Plotting code records
● ● ● ● ●
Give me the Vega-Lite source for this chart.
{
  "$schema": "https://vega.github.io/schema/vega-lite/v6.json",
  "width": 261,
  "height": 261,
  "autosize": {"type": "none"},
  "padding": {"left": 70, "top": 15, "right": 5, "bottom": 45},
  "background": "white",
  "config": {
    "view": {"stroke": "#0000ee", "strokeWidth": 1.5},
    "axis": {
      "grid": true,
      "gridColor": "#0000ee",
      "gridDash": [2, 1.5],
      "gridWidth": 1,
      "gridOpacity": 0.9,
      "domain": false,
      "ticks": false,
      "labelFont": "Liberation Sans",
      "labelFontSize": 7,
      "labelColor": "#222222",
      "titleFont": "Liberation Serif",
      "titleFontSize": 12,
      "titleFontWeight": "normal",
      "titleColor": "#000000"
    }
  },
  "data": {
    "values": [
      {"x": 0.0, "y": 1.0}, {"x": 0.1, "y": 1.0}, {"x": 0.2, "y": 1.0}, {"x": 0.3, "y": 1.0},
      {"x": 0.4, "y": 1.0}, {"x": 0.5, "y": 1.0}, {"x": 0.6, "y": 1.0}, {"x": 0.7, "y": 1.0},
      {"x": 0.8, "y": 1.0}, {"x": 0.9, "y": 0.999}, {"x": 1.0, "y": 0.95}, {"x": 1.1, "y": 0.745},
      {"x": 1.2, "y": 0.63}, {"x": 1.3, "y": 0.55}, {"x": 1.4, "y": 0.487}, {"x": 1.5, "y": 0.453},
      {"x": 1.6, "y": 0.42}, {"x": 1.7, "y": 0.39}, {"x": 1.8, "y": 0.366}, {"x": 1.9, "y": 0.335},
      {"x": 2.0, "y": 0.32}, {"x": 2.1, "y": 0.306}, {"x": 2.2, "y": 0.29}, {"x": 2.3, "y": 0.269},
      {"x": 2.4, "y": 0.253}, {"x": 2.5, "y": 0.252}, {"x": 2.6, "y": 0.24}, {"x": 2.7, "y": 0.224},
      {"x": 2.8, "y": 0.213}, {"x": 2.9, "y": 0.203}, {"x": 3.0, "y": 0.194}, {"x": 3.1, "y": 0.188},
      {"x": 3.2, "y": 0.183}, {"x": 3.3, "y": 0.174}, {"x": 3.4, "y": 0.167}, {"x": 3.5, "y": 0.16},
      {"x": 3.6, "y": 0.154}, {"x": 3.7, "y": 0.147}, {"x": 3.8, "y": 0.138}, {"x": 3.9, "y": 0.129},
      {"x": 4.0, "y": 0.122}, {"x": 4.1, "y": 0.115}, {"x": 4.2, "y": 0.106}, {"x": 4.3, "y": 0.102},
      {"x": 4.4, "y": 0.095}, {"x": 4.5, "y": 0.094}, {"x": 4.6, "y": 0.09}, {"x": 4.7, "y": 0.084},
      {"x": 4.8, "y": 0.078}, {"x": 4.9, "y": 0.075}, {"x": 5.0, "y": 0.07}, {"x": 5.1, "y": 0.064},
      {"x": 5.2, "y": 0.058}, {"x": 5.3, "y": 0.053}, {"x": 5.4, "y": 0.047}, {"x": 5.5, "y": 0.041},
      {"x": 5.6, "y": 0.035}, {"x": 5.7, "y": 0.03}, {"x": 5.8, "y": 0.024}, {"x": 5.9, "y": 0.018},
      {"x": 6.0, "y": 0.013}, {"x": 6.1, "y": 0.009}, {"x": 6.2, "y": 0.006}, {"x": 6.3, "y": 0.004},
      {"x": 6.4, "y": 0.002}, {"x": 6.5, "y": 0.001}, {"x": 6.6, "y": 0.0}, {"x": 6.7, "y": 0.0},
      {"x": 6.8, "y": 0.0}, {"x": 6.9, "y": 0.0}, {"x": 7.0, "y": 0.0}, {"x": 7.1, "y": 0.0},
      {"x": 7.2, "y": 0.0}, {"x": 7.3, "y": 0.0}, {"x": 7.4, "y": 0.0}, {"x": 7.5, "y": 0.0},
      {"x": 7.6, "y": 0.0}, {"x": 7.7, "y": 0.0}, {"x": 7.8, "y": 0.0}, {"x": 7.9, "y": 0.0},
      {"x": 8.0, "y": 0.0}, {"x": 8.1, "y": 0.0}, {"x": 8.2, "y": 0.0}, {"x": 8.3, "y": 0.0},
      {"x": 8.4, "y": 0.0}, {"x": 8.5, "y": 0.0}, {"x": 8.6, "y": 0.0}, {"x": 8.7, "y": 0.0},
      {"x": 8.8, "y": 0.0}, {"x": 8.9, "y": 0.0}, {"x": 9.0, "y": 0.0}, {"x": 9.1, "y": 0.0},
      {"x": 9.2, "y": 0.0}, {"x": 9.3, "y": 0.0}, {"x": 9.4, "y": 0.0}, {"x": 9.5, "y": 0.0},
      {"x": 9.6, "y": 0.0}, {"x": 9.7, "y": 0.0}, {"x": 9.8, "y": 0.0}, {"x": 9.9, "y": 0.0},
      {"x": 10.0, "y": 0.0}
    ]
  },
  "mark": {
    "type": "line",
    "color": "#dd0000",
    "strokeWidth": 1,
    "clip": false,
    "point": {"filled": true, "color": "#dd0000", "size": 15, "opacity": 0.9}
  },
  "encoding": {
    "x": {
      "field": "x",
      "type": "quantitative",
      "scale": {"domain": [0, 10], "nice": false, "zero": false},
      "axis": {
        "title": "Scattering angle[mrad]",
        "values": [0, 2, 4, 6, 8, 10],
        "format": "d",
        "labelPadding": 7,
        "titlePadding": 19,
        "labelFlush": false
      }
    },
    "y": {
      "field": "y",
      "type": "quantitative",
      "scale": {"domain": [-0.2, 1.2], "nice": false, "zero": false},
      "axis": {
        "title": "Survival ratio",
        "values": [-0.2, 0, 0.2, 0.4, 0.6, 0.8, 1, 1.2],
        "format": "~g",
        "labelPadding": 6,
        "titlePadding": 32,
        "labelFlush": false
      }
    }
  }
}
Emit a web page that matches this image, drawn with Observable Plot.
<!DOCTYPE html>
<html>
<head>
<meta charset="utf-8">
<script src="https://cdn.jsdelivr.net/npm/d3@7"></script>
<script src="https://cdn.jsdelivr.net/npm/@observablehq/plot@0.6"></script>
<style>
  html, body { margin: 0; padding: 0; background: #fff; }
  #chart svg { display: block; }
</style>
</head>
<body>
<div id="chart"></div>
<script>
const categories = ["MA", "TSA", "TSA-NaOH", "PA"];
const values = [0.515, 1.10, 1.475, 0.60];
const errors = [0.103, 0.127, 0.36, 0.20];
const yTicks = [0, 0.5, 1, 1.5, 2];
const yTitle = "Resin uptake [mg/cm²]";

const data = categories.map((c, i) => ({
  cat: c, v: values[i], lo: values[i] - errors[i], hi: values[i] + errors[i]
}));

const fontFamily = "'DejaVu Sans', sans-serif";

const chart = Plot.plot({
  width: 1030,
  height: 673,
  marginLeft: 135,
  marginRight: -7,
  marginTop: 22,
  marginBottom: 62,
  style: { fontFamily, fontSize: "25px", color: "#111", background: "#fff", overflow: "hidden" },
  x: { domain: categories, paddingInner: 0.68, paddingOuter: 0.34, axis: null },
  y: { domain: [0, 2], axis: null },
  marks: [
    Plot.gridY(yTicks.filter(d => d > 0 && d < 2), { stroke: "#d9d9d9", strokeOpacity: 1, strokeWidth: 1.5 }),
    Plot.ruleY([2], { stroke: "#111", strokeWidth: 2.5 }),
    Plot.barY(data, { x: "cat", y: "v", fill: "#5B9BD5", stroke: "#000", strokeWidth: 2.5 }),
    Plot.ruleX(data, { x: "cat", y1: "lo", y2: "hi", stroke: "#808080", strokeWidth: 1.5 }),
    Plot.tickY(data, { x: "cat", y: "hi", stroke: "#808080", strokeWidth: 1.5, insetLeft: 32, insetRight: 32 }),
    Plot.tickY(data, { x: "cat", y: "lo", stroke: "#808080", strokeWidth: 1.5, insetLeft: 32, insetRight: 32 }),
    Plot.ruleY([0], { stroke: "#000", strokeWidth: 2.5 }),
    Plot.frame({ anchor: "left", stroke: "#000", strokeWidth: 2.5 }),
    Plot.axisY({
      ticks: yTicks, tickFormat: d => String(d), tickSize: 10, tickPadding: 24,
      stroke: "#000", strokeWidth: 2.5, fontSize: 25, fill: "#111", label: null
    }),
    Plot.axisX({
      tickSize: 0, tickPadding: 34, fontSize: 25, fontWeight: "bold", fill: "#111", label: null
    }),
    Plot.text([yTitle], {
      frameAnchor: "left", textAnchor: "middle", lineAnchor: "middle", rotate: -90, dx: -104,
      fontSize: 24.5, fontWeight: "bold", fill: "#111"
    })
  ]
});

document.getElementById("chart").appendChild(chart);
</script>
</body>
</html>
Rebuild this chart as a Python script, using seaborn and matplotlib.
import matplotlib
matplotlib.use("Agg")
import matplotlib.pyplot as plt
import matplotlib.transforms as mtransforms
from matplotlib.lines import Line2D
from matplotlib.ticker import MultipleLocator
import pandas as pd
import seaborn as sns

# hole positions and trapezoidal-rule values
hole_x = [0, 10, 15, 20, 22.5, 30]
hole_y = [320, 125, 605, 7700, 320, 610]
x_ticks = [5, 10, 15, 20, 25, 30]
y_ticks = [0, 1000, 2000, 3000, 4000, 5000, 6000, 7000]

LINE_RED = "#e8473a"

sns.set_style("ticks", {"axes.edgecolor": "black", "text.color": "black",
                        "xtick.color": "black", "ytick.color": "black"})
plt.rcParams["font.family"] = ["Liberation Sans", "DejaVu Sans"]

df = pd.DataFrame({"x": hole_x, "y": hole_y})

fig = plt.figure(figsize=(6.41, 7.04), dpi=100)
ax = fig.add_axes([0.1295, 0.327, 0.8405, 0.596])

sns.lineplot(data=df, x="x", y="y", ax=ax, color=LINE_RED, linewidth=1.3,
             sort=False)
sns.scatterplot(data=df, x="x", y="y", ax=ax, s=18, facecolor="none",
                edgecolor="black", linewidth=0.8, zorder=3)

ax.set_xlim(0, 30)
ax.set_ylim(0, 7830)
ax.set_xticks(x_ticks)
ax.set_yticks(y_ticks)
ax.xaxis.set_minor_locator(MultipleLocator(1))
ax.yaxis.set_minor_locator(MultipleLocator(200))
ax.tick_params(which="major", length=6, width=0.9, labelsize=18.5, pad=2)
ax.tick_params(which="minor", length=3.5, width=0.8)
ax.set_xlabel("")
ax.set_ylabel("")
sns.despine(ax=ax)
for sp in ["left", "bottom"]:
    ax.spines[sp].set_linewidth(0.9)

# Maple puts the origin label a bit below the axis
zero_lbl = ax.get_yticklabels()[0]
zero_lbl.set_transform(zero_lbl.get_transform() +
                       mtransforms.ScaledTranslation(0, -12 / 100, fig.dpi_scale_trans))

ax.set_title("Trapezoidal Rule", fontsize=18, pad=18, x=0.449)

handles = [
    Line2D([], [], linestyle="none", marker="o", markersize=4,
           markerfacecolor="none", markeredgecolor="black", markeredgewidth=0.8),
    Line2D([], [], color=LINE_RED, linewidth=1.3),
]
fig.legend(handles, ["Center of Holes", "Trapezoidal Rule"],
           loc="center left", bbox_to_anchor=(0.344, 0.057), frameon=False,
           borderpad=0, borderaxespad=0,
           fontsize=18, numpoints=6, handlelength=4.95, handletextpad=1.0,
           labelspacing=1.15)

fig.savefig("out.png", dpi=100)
● ● ● ● ●
Write out every line of the listing that holds the word "script".

<script src="https://cdn.jsdelivr.net/npm/d3@7"></script>
<script src="https://cdn.jsdelivr.net/npm/@observablehq/plot@0.6"></script>
<script>
</script>
Rebuild this chart as a Python script, using seaborn and matplotlib.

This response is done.